I cittadini si sono mostrati pazienti oltre ogni limite, ma così non si può andare avanti e chi guarda solo ai propri interessi di parte non comprende che la situazione è profondamente cambiata. La sfiducia colpisce tutti i partiti, coinvolge anche i grillini che, a mio avviso, mostrano buone dosi di inesperienza, impreparazione, pressapochismo, incapacità di legiferare e, soprattutto, scarsa volontà costruttiva.

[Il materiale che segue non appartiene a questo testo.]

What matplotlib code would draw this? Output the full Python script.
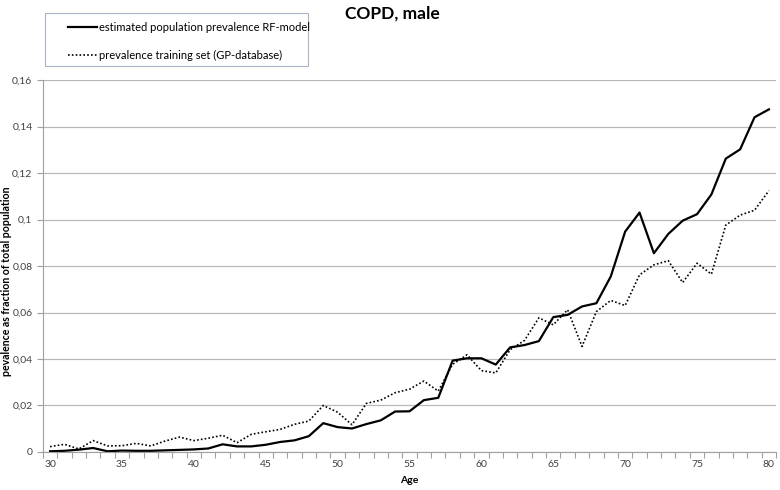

Enrico Letta sta giocando una partita difficilissima, ma può vincerla se ai bei propositi, alle ottime parole unisce fatti concreti, finendola con la tecnica, forse necessitata agli inizi, del rinvio. Prenda il toro per le corna e dica il prima possibile se è in grado o no di mantenere gli impegni assunti ad iniziare dall’Imu e dall’Iva. E se, davvero, entro la fine dell’anno potrà pagare i primi 30 miliardi ai debitori nei confronti dello Stato e togliere tutti quei lacci e lacciuoli che la burocrazia tiene oggi saldamente in mano, bloccando innovazione ed efficienza oltre a spaventare gli investitori esteri.
Ci vuole un po di coraggio, anche a rischio della vita del Governo stesso: è necessario andare avanti e chi vuole mettere la parola fine ad un esecutivo che decide, se ne assuma la responsabilità.
Caro Sen.a.V. Monti, pensi al Paese visto che non lo ha fatto quando doveva è sia più costruttivo quando va in televisione.